◆ RECORDS FOR THE TASK:

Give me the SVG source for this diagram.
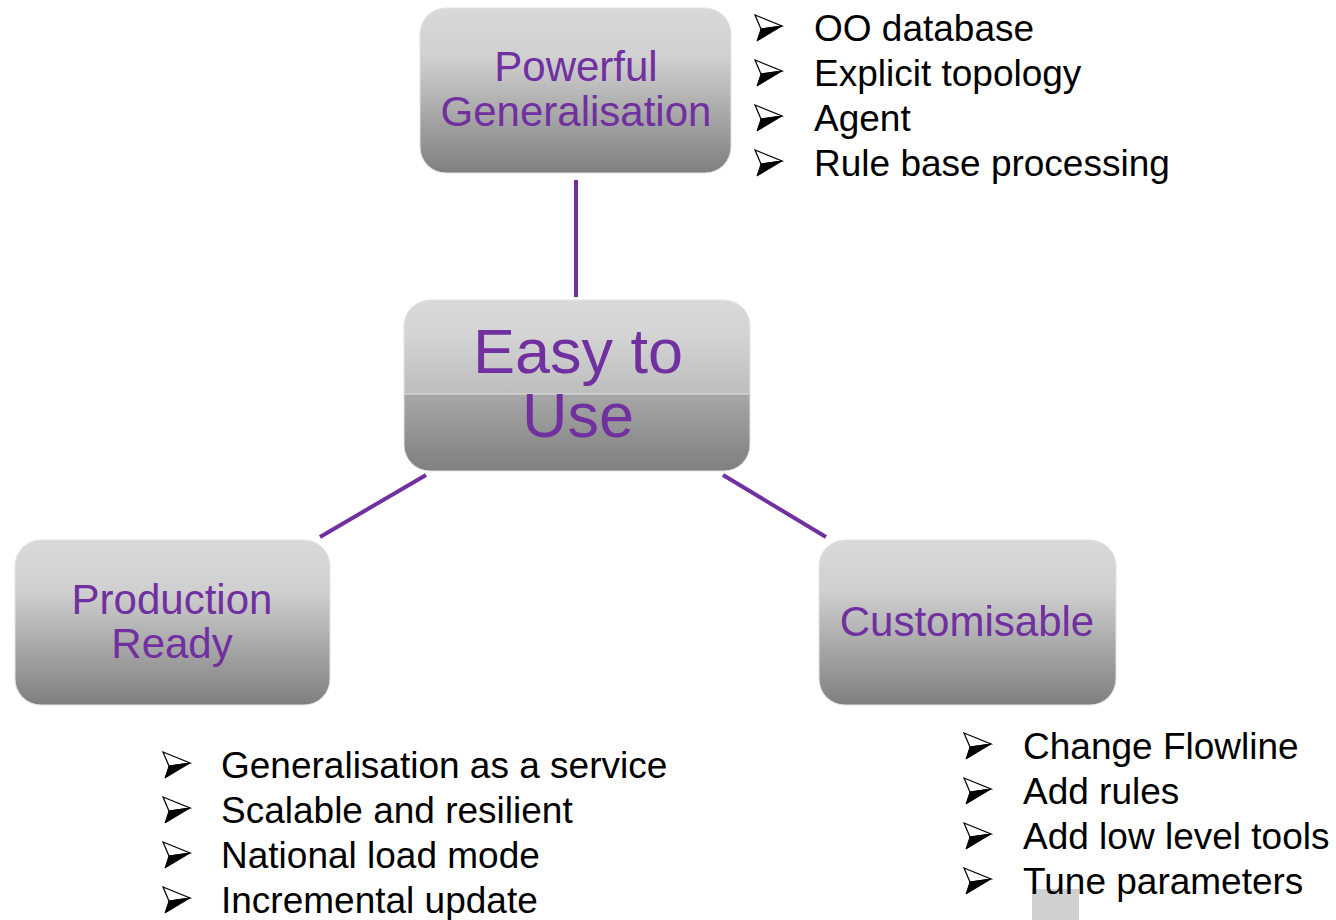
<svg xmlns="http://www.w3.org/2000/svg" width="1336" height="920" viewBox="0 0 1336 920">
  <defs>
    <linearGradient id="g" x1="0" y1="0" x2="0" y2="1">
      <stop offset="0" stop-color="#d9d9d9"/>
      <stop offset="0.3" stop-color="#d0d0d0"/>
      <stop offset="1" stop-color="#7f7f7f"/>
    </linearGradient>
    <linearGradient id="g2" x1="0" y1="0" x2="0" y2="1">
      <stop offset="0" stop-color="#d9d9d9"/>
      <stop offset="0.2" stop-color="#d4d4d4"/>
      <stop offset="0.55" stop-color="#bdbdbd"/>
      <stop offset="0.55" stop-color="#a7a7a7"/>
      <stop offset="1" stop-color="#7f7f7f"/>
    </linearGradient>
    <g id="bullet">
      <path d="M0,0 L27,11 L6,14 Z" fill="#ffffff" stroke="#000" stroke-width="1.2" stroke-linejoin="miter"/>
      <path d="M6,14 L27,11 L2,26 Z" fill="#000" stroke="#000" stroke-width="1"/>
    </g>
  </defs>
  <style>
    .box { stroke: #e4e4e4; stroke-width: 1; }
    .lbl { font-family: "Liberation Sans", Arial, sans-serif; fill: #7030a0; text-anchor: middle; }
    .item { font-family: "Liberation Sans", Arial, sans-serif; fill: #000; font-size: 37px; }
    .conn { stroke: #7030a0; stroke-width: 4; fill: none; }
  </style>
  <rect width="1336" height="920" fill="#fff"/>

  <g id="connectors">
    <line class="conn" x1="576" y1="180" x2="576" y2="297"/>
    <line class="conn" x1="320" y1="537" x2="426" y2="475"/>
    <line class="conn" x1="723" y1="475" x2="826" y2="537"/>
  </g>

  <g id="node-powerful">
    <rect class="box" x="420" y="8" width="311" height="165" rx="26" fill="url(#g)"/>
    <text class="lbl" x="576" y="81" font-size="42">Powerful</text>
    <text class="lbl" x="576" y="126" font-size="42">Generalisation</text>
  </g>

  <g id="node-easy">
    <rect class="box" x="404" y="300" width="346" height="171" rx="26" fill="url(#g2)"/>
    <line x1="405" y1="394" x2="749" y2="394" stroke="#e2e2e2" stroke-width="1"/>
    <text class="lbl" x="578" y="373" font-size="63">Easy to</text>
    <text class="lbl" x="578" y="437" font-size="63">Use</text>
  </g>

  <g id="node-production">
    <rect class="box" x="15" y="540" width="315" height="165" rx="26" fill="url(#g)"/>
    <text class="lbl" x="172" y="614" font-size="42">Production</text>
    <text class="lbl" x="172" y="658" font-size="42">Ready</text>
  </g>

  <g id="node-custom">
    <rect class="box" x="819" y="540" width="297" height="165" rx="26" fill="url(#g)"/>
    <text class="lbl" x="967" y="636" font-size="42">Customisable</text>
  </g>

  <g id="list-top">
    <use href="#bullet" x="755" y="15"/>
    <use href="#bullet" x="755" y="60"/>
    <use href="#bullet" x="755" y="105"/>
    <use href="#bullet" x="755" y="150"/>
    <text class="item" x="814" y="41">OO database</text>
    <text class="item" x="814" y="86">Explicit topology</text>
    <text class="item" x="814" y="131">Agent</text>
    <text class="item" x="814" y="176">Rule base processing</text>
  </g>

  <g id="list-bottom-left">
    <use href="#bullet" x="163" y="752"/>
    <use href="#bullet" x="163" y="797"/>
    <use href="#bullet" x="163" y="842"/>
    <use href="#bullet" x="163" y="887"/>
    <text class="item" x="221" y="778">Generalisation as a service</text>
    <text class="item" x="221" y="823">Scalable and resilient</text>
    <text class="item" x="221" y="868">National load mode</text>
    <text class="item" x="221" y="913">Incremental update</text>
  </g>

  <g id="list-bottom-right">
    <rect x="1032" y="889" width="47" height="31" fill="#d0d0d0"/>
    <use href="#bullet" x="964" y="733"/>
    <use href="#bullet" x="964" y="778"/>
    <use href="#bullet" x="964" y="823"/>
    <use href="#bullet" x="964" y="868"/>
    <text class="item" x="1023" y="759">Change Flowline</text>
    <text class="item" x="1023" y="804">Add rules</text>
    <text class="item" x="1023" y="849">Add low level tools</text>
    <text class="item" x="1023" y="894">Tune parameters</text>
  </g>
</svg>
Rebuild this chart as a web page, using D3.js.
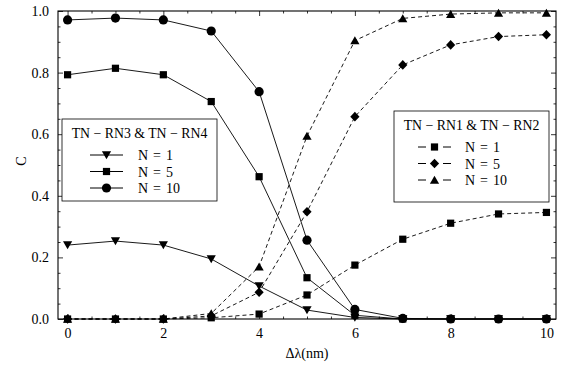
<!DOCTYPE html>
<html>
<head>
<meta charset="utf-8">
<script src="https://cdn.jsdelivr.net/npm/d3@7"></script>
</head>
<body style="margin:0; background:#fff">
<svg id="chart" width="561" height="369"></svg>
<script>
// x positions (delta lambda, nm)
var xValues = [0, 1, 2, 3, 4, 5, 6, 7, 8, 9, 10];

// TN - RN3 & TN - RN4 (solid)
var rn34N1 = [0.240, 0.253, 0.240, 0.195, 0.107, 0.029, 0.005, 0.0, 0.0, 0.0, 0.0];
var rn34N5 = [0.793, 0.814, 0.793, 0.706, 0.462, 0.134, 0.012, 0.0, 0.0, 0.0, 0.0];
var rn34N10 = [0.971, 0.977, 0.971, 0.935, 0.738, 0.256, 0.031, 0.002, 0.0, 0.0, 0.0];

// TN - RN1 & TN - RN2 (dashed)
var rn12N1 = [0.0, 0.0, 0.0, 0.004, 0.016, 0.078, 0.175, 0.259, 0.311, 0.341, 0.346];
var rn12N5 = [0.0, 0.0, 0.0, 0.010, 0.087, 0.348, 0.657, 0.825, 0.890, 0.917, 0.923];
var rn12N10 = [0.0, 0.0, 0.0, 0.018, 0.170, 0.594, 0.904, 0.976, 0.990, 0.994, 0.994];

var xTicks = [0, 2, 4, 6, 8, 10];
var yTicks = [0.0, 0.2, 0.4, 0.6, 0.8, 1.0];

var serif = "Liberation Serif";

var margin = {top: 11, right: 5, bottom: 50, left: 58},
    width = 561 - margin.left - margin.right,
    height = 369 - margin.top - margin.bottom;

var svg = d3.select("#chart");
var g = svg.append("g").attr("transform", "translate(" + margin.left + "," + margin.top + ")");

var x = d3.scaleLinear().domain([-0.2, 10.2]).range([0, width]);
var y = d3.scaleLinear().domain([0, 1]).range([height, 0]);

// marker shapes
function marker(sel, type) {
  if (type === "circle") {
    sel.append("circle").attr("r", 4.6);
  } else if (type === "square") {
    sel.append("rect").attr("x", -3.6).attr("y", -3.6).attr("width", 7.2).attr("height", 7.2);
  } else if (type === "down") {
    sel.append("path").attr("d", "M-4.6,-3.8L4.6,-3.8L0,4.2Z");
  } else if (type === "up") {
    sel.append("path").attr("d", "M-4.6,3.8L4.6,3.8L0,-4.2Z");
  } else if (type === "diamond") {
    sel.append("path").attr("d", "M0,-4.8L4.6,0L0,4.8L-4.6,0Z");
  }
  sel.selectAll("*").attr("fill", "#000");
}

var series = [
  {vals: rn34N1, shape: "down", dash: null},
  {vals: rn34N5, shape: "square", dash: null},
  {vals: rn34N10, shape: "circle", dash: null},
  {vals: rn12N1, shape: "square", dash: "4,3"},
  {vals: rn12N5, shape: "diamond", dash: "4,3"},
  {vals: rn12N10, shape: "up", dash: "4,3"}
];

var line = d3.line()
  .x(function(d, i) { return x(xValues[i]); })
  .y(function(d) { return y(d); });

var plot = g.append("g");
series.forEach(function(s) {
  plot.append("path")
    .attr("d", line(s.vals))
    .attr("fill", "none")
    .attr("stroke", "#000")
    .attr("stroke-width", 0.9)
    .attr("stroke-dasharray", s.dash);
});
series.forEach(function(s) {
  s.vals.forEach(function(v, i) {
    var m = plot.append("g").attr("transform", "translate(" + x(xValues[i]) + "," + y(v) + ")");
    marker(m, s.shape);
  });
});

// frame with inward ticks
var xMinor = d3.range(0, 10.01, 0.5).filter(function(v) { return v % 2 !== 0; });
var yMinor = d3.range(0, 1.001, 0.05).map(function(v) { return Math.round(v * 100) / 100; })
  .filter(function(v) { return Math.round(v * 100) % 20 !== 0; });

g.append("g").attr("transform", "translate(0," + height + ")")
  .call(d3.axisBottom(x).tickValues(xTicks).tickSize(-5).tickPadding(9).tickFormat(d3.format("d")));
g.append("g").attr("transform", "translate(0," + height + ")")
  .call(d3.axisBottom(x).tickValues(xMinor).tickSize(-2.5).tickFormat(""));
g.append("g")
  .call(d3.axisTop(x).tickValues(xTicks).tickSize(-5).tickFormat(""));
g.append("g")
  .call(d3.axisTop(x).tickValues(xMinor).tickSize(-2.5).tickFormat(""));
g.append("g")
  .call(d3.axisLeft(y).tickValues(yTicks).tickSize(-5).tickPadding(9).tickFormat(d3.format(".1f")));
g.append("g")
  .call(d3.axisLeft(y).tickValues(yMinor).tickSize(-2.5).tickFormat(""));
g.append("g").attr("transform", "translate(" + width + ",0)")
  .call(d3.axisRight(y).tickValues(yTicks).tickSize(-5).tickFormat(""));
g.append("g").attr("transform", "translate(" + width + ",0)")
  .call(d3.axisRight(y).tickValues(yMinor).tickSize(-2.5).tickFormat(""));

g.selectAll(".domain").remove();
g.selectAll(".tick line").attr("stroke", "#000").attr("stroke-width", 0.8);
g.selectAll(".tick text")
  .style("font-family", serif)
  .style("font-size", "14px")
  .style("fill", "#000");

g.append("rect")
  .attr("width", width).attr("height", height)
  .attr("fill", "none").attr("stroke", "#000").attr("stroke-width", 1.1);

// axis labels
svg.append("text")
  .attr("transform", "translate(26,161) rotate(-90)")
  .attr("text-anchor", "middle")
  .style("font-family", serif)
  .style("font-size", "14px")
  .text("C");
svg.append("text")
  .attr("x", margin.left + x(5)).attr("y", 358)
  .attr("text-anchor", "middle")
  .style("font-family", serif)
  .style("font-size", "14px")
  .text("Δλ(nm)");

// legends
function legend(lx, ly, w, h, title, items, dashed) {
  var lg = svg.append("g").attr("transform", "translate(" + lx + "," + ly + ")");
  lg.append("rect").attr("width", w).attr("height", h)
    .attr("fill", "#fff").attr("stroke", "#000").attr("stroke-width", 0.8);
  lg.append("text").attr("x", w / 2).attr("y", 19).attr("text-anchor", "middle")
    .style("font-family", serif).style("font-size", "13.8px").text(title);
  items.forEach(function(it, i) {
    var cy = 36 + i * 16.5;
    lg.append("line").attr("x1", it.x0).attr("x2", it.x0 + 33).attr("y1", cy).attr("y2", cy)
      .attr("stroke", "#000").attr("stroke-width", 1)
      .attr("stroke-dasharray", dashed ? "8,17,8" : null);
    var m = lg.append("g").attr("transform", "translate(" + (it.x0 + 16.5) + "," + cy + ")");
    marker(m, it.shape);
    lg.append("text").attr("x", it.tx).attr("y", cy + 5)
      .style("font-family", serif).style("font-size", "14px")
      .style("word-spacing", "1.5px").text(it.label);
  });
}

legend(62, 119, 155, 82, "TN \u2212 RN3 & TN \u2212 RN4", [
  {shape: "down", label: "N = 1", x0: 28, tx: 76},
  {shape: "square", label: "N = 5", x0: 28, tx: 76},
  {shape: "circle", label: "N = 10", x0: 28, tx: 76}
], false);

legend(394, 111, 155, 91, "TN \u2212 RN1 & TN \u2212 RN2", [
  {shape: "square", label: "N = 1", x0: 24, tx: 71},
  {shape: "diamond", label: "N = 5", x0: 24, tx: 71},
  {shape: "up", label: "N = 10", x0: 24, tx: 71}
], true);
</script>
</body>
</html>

◆ REQUIREMENTS: Give back, unchanged, each line from the one containing "Rebuild this chart" through the one containing "var y = d3.scaleLinear().domain([0, 1]).range([height, 0]);". Pictures are to be left out.

◆ FINAL RESULT:
Rebuild this chart as a web page, using D3.js.
<!DOCTYPE html>
<html>
<head>
<meta charset="utf-8">
<script src="https://cdn.jsdelivr.net/npm/d3@7"></script>
</head>
<body style="margin:0; background:#fff">
<svg id="chart" width="561" height="369"></svg>
<script>
// x positions (delta lambda, nm)
var xValues = [0, 1, 2, 3, 4, 5, 6, 7, 8, 9, 10];

// TN - RN3 & TN - RN4 (solid)
var rn34N1 = [0.240, 0.253, 0.240, 0.195, 0.107, 0.029, 0.005, 0.0, 0.0, 0.0, 0.0];
var rn34N5 = [0.793, 0.814, 0.793, 0.706, 0.462, 0.134, 0.012, 0.0, 0.0, 0.0, 0.0];
var rn34N10 = [0.971, 0.977, 0.971, 0.935, 0.738, 0.256, 0.031, 0.002, 0.0, 0.0, 0.0];

// TN - RN1 & TN - RN2 (dashed)
var rn12N1 = [0.0, 0.0, 0.0, 0.004, 0.016, 0.078, 0.175, 0.259, 0.311, 0.341, 0.346];
var rn12N5 = [0.0, 0.0, 0.0, 0.010, 0.087, 0.348, 0.657, 0.825, 0.890, 0.917, 0.923];
var rn12N10 = [0.0, 0.0, 0.0, 0.018, 0.170, 0.594, 0.904, 0.976, 0.990, 0.994, 0.994];

var xTicks = [0, 2, 4, 6, 8, 10];
var yTicks = [0.0, 0.2, 0.4, 0.6, 0.8, 1.0];

var serif = "Liberation Serif";

var margin = {top: 11, right: 5, bottom: 50, left: 58},
    width = 561 - margin.left - margin.right,
    height = 369 - margin.top - margin.bottom;

var svg = d3.select("#chart");
var g = svg.append("g").attr("transform", "translate(" + margin.left + "," + margin.top + ")");

var x = d3.scaleLinear().domain([-0.2, 10.2]).range([0, width]);
var y = d3.scaleLinear().domain([0, 1]).range([height, 0]);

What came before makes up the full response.